Rust Memory Management.

Just 3 simple rules:

1-> Every value is accessed by a variable ( which is how all the high level languages work ), that variable is called its owner.

2-> At a given time a value can have only a single owner. ( that is, a single value can't be owned by multiple variables at the same time )

3-> When the owner goes out of scope the value is freed. ( the memory where the value was stored is freed )

That is the major chunk of it.

Inside the Rust compiler ( rustc ) we have a part inside it called the Borrow Checker, and that is the infamous thing.

Borrow Checker is the one that verifies whether everything checks out or not.

There are a few other side notes that go along with these 3 rules.

1-> By default Rust does not copy your values, it moves them.

References

References can be though of as pointers to the value they are referencing, they don't have the ownership of the value, so we are not breaking the 2nd rule with them. They are simply a way to get to the value using some other variable.

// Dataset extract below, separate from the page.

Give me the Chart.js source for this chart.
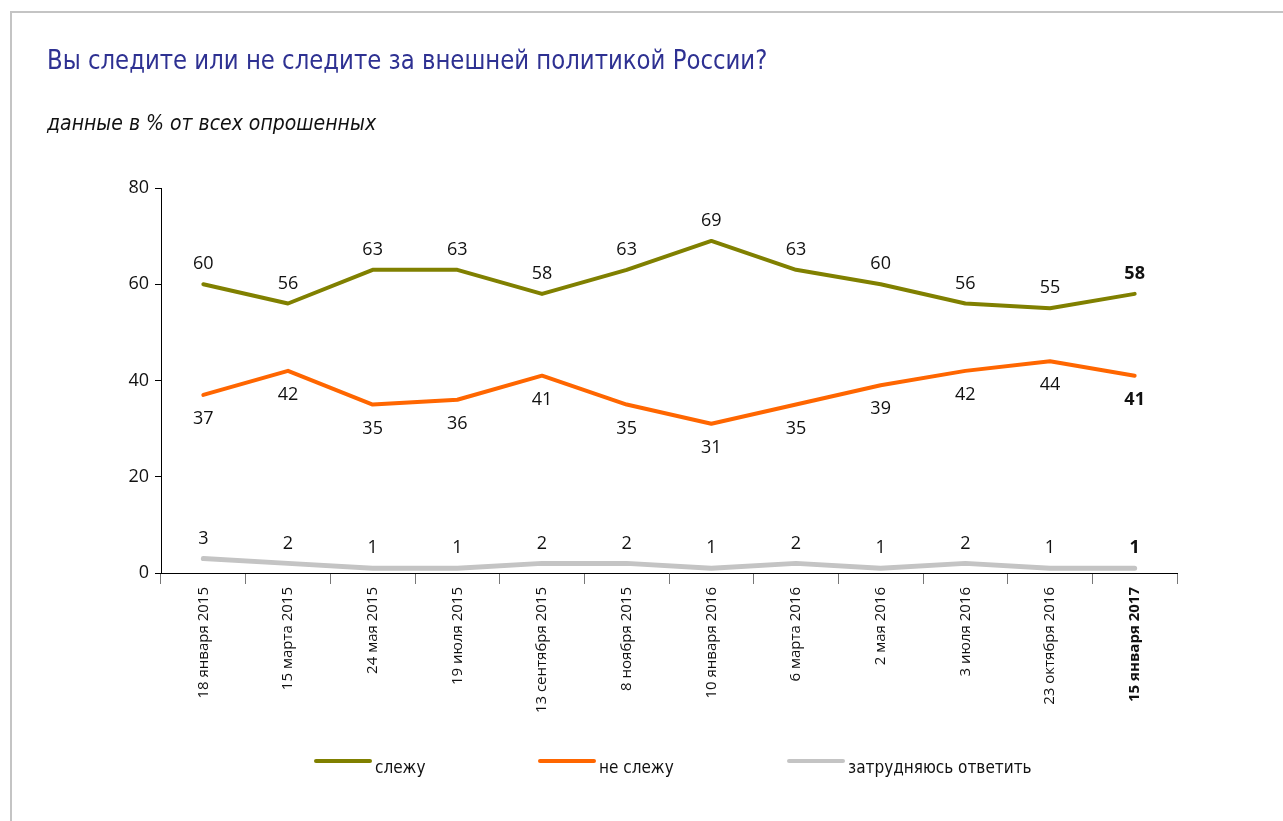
<!DOCTYPE html>
<html>
<head>
<meta charset="utf-8">
<script src="https://cdn.jsdelivr.net/npm/chart.js@4.4.1/dist/chart.umd.min.js"></script>
<style>
  body { margin: 0; background: #fff; overflow: hidden; }
  #frame { position: absolute; left: 10px; top: 11px; width: 1400px; height: 900px;
           border-top: 2px solid #c4c4c4; border-left: 2px solid #c4c4c4; }
  #title { position: absolute; left: 47px; top: 44px; color: #2e3192; white-space: nowrap;
           font: 27px "DejaVu Sans Condensed", sans-serif;
           transform: scaleX(0.94); transform-origin: left top; }
  #subtitle { position: absolute; left: 47px; top: 111px; color: #111; white-space: nowrap;
              font: italic 21px "DejaVu Sans Condensed", sans-serif; }
  #wrap { position: absolute; left: 0; top: 0; width: 1283px; height: 821px; }
  .lg { position: absolute; top: 757px; display: flex; align-items: center; white-space: nowrap;
        font: 17px "DejaVu Sans Condensed", sans-serif; color: #111; }
  .lg i { display: inline-block; width: 58px; height: 4px; border-radius: 2px; margin-right: 3px; margin-top: -12px; }
</style>
</head>
<body>
<div id="frame"></div>
<div id="wrap"><canvas id="myChart"></canvas></div>
<div id="title">Вы следите или не следите за внешней политикой России?</div>
<div id="subtitle">данные в % от всех опрошенных</div>
<div id="legend"></div>
<script>
const pollDates = ['18 января 2015', '15 марта 2015', '24 мая 2015', '19 июля 2015',
  '13 сентября 2015', '8 ноября 2015', '10 января 2016', '6 марта 2016', '2 мая 2016',
  '3 июля 2016', '23 октября 2016', '15 января 2017'];
const follow = [60, 56, 63, 63, 58, 63, 69, 63, 60, 56, 55, 58];
const notFollow = [37, 42, 35, 36, 41, 35, 31, 35, 39, 42, 44, 41];
const hardToSay = [3, 2, 1, 1, 2, 2, 1, 2, 1, 2, 1, 1];
const seriesNames = ['слежу', 'не слежу', 'затрудняюсь ответить'];
const yTicks = [0, 20, 40, 60, 80];

const FONT = '"Open Sans", sans-serif';
const lastIdx = pollDates.length - 1;

// numbers next to every point, the newest one in bold
const valueLabels = {
  id: 'valueLabels',
  afterDatasetsDraw(chart) {
    const ctx = chart.ctx;
    ctx.save();
    ctx.fillStyle = '#111';
    ctx.textAlign = 'center';
    ctx.textBaseline = 'middle';
    chart.data.datasets.forEach((ds, i) => {
      chart.getDatasetMeta(i).data.forEach((pt, j) => {
        ctx.font = (j === lastIdx ? 'bold ' : '') + '18px ' + FONT;
        ctx.fillText(ds.data[j], pt.x, pt.y + ds.labelShift);
      });
    });
    ctx.restore();
  }
};

const ctx = document.getElementById('myChart').getContext('2d');
const myChart = new Chart(ctx, {
  type: 'line',
  data: {
    labels: pollDates,
    datasets: [
      { label: seriesNames[0], data: follow, borderColor: '#808000', borderWidth: 4, labelShift: -20 },
      { label: seriesNames[1], data: notFollow, borderColor: '#ff6600', borderWidth: 4, labelShift: 24 },
      { label: seriesNames[2], data: hardToSay, borderColor: '#c4c4c4', borderWidth: 5, labelShift: -20 }
    ]
  },
  options: {
    responsive: true,
    maintainAspectRatio: false,
    animation: false,
    events: [],
    layout: { padding: { left: 111, right: 106, top: 188, bottom: 98 } },
    elements: {
      point: { radius: 0 },
      line: { tension: 0, borderCapStyle: 'round', borderJoinStyle: 'round' }
    },
    plugins: { legend: { display: false }, tooltip: { enabled: false } },
    scales: {
      x: {
        offset: true,
        afterFit: s => { s.height = 150; },
        grid: { offset: true, drawOnChartArea: false, drawTicks: true, tickLength: 11, color: '#777' },
        border: { display: true, color: '#000', width: 1 },
        ticks: {
          minRotation: 90, maxRotation: 90, autoSkip: false, padding: 3, color: '#111',
          font: c => ({ family: FONT, size: 15, weight: c.index === lastIdx ? 'bold' : 'normal' })
        }
      },
      y: {
        min: 0, max: 80,
        afterFit: s => { s.width = 50; },
        afterBuildTicks: s => { s.ticks = yTicks.map(v => ({ value: v })); },
        grid: { drawOnChartArea: false, drawTicks: true, tickLength: 6, color: '#000' },
        border: { display: true, color: '#000', width: 1 },
        ticks: { padding: 6, color: '#111', font: { family: FONT, size: 18 } }
      }
    }
  },
  plugins: [valueLabels]
});

// legend row under the chart
const legendLeft = [314, 538, 787];
const legend = document.getElementById('legend');
myChart.data.datasets.forEach((ds, i) => {
  const item = document.createElement('div');
  item.className = 'lg';
  item.style.left = legendLeft[i] + 'px';
  item.innerHTML = '<i style="background:' + ds.borderColor + '"></i>' + ds.label;
  legend.appendChild(item);
});
</script>
</body>
</html>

And since references are not owner of the value, the value is not freed when the reference goes out of scope.

Sometimes we just need to refer to some value and simply read it, and sometimes we want the ability to change the value. And If we don't want the ownership we can use references.

There are references for both reading ( called Immutable References ) and writing ( called Mutable References ).

Immutable References, these are used at places we don't want to update the value and just want to read it.

Mutable References, these are used at places when we also want to update ( mutate ) the value.

And regarding these references there are some rules we need to keep in mind.


Immutable references => These we can have in any amount, like any amount. But we can't have even a single one if there is a mutable reference in the same scope.

This is because Immutable reference reads value, and if we have a Mutable reference also in the same scope then the Mutable reference could change the value whenever it wants and we are cooked.

So, any amount of Immutable reference to throw around unless we have a Mutable reference in scope.

Mutable references => These can only be present one at a time. Since we don't want two variables to be able to update a value at the same time, that's kinda like breaking the second law. And if we do have one Mutable reference we can't have any Immutable Reference.